### GIVEN MATERIAL
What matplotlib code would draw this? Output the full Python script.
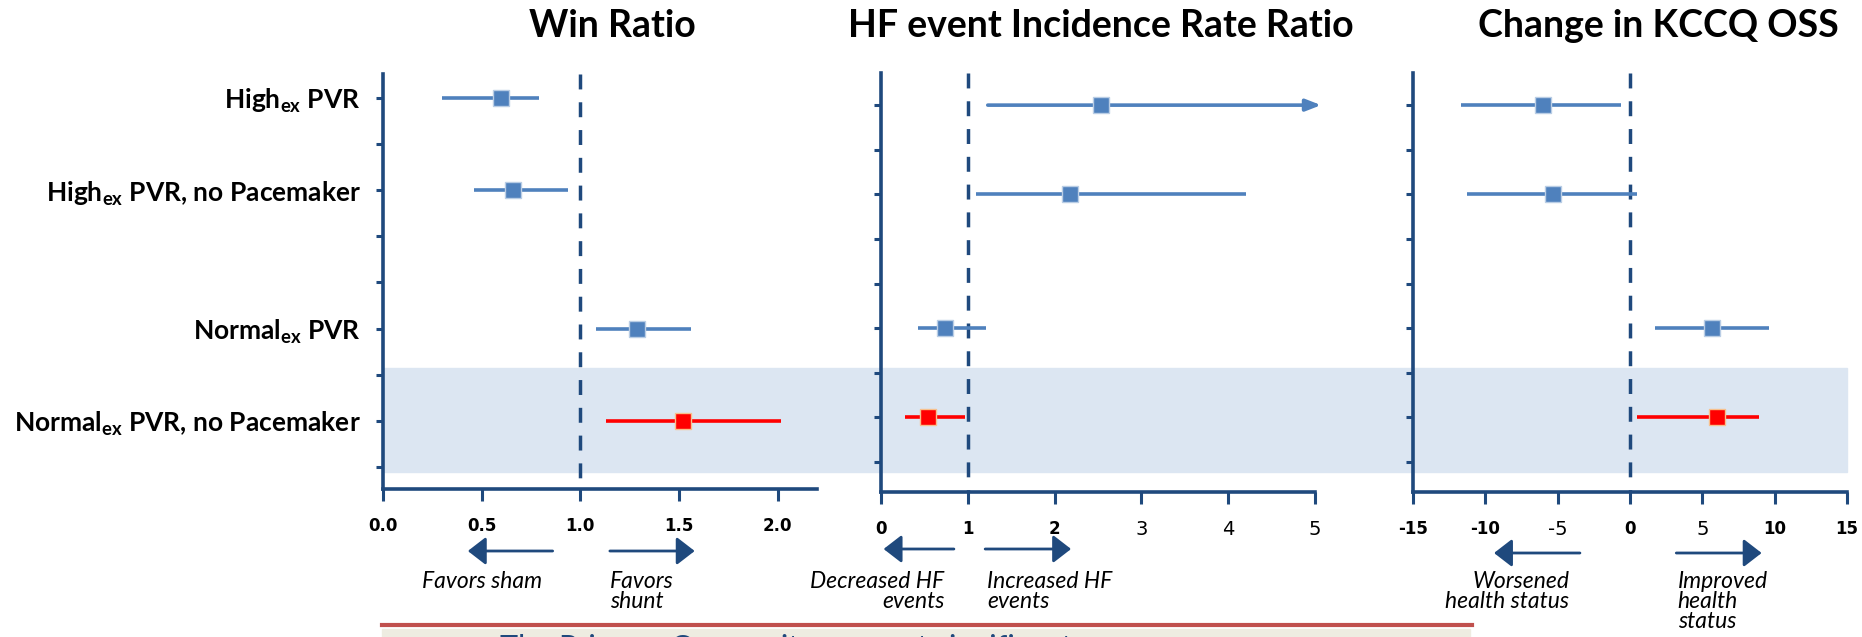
import matplotlib.pyplot as plt
from matplotlib.patches import Rectangle
from matplotlib.lines import Line2D
from matplotlib.transforms import blended_transform_factory

# data
row_labels = ['High$_{\\mathregular{ex}}$ PVR',
              'High$_{\\mathregular{ex}}$ PVR, no Pacemaker',
              'Normal$_{\\mathregular{ex}}$ PVR',
              'Normal$_{\\mathregular{ex}}$ PVR, no Pacemaker']
row_pos = [1, 3, 6, 8]
row_colors = ['#4f81bd', '#4f81bd', '#4f81bd', '#ff0000']

win_est = [0.60, 0.66, 1.29, 1.52]
win_lo = [0.30, 0.46, 1.08, 1.13]
win_hi = [0.79, 0.94, 1.56, 2.02]

hf_est = [2.53, 2.18, 0.74, 0.54]
hf_lo = [1.23, 1.10, 0.43, 0.28]
hf_hi = [5.07, 4.21, 1.21, 0.97]

kccq_est = [-6.0, -5.3, 5.7, 6.0]
kccq_lo = [-11.7, -11.3, 1.7, 0.5]
kccq_hi = [-0.6, 0.5, 9.6, 8.9]

win_ticks = [0.0, 0.5, 1.0, 1.5, 2.0]
win_ticklabels = ['0.0', '0.5', '1.0', '1.5', '2.0']
hf_ticks = [0, 1, 2, 3, 4, 5]
hf_ticklabels = ['0', '1', '2', '3', '4', '5']
kccq_ticks = [-15, -10, -5, 0, 5, 10, 15]
kccq_ticklabels = ['-15', '-10', '-5', '0', '5', '10', '15']

navy = '#1f497d'
W, H = 1862, 637

fig = plt.figure(figsize=(W / 100, H / 100), dpi=100)


def box(l, t, r, b):
    return [l / W, 1 - b / H, (r - l) / W, (b - t) / H]


def fy(py):
    return 1 - py / H


# shaded band behind last row
fig.add_artist(Rectangle((383 / W, fy(472)), (1847 - 383) / W, 104 / H,
                         transform=fig.transFigure, color='#dce6f2', zorder=-5))


def forest(ax, est, lo, hi, xlim, ylim, ref, ticks, ticklabels):
    ax.patch.set_alpha(0)
    ax.plot([ref, ref], [ylim[1], ylim[0]], color=navy, lw=2.5,
            dashes=(4.3, 3.7), zorder=2)
    for y, e, l, h, c in zip(row_pos, est, lo, hi, row_colors):
        edge = '#f8c08c' if c == '#ff0000' else '#b9cde5'
        if h > xlim[1]:
            ax.annotate('', xy=(h, y), xytext=(l, y),
                        arrowprops=dict(arrowstyle='-|>,head_length=0.9,head_width=0.35',
                                        lw=2.6, color=c, shrinkA=0, shrinkB=0),
                        annotation_clip=False, zorder=3)
        else:
            ax.plot([l, h], [y, y], color=c, lw=2.6, solid_capstyle='butt', zorder=3)
        ax.plot(e, y, 's', ms=11, mfc=c, mec=edge, mew=1, zorder=4)
    ax.set_xlim(*xlim)
    ax.set_ylim(*ylim)
    for s in ['top', 'right']:
        ax.spines[s].set_visible(False)
    for s in ['left', 'bottom']:
        ax.spines[s].set_color(navy)
        ax.spines[s].set_linewidth(2.6)
    ax.set_xticks(ticks)
    ax.set_xticklabels(ticklabels, fontsize=12, fontweight='bold')
    ax.set_yticks(range(1, 10))
    ax.tick_params(axis='x', direction='out', length=8.5, width=2.2,
                   color=navy, pad=12)
    ax.tick_params(axis='y', direction='out', length=5, width=2.2, color=navy)


ax1 = fig.add_axes(box(383, 74, 817, 489))
ax2 = fig.add_axes(box(881, 73, 1315, 492))
ax3 = fig.add_axes(box(1413, 73, 1847, 492))

forest(ax1, win_est, win_lo, win_hi, (0, 2.2), (9.48, 0.48), 1.0,
       win_ticks, win_ticklabels)
forest(ax2, hf_est, hf_lo, hf_hi, (0, 5), (9.67, 0.28), 1.0,
       hf_ticks, hf_ticklabels)
forest(ax3, kccq_est, kccq_lo, kccq_hi, (-15, 15), (9.67, 0.28), 0.0,
       kccq_ticks, kccq_ticklabels)

ylabels = [''] * 9
for p, lab in zip(row_pos, row_labels):
    ylabels[p - 1] = lab
ax1.set_yticklabels(ylabels, fontsize=19, fontweight='bold', family='Lato')
ax1.tick_params(axis='y', pad=11)
ax2.set_yticklabels([''] * 9)
ax3.set_yticklabels([''] * 9)

# a few tick labels in the source are set in a plain, larger face
for ax, plain in [(ax2, ['3', '4', '5']), (ax3, ['-5', '5'])]:
    for t in ax.get_xticklabels():
        if t.get_text() in plain:
            t.set_fontweight('normal')
            t.set_fontsize(14)

# panel titles
for x, title in [(612, 'Win Ratio'), (1101, 'HF event Incidence Rate Ratio'),
                 (1658, 'Change in KCCQ OSS')]:
    fig.text(x / W, fy(26), title, ha='center', va='center', fontsize=27,
             fontweight='bold', family='Lato')


def hint(ax, x0, x1, y_px):
    tr = blended_transform_factory(ax.transData, fig.transFigure)
    ax.annotate('', xy=(x1, fy(y_px)), xytext=(x0, fy(y_px)), xycoords=tr,
                textcoords=tr, annotation_clip=False,
                arrowprops=dict(arrowstyle='-|>,head_length=1.1,head_width=0.85',
                                lw=2, color=navy, shrinkA=0, shrinkB=0))


def caption(ax, x, text, ha):
    tr = blended_transform_factory(ax.transData, fig.transFigure)
    ax.text(x, fy(571), text, transform=tr, ha=ha, va='top', multialignment=ha,
            style='italic', fontsize=16.5, family='Lato', linespacing=0.95)


hint(ax1, 0.86, 0.43, 551)
hint(ax1, 1.15, 1.58, 551)
caption(ax1, 0.196, 'Favors sham', 'left')
caption(ax1, 1.15, 'Favors\nshunt', 'left')

hint(ax2, 0.84, 0.03, 549)
hint(ax2, 1.20, 2.19, 549)
caption(ax2, 0.73, 'Decreased HF\nevents', 'right')
caption(ax2, 1.22, 'Increased HF\nevents', 'left')

hint(ax3, -3.46, -9.4, 553)
hint(ax3, 3.2, 9.1, 553)
caption(ax3, -4.2, 'Worsened\nhealth status', 'right')
caption(ax3, 3.3, 'Improved\nhealth\nstatus', 'left')

# cut-off banner at the bottom (only the tops of its letters show)
fig.add_artist(Rectangle((382 / W, 0), (1470 - 382) / W, fy(629),
                         transform=fig.transFigure, color='#eeece1', zorder=-5))
fig.add_artist(Line2D([382 / W, 1472 / W], [fy(625), fy(625)], color='#c0504d', lw=3))
fig.text(500 / W, fy(634), 'The Primary Composite was not significant',
         ha='left', va='top', fontsize=22, color=navy, family='Lato')

fig.savefig('out.png', dpi=100)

### STATED TASK
Starting with the first line of the data above and ending with the line containing "return 1 - py / H", please restate every line exactly, leaving images out.

### OUTPUT FOR THIS EXERCISE
What matplotlib code would draw this? Output the full Python script.
import matplotlib.pyplot as plt
from matplotlib.patches import Rectangle
from matplotlib.lines import Line2D
from matplotlib.transforms import blended_transform_factory

# data
row_labels = ['High$_{\\mathregular{ex}}$ PVR',
              'High$_{\\mathregular{ex}}$ PVR, no Pacemaker',
              'Normal$_{\\mathregular{ex}}$ PVR',
              'Normal$_{\\mathregular{ex}}$ PVR, no Pacemaker']
row_pos = [1, 3, 6, 8]
row_colors = ['#4f81bd', '#4f81bd', '#4f81bd', '#ff0000']

win_est = [0.60, 0.66, 1.29, 1.52]
win_lo = [0.30, 0.46, 1.08, 1.13]
win_hi = [0.79, 0.94, 1.56, 2.02]

hf_est = [2.53, 2.18, 0.74, 0.54]
hf_lo = [1.23, 1.10, 0.43, 0.28]
hf_hi = [5.07, 4.21, 1.21, 0.97]

kccq_est = [-6.0, -5.3, 5.7, 6.0]
kccq_lo = [-11.7, -11.3, 1.7, 0.5]
kccq_hi = [-0.6, 0.5, 9.6, 8.9]

win_ticks = [0.0, 0.5, 1.0, 1.5, 2.0]
win_ticklabels = ['0.0', '0.5', '1.0', '1.5', '2.0']
hf_ticks = [0, 1, 2, 3, 4, 5]
hf_ticklabels = ['0', '1', '2', '3', '4', '5']
kccq_ticks = [-15, -10, -5, 0, 5, 10, 15]
kccq_ticklabels = ['-15', '-10', '-5', '0', '5', '10', '15']

navy = '#1f497d'
W, H = 1862, 637

fig = plt.figure(figsize=(W / 100, H / 100), dpi=100)


def box(l, t, r, b):
    return [l / W, 1 - b / H, (r - l) / W, (b - t) / H]


def fy(py):
    return 1 - py / H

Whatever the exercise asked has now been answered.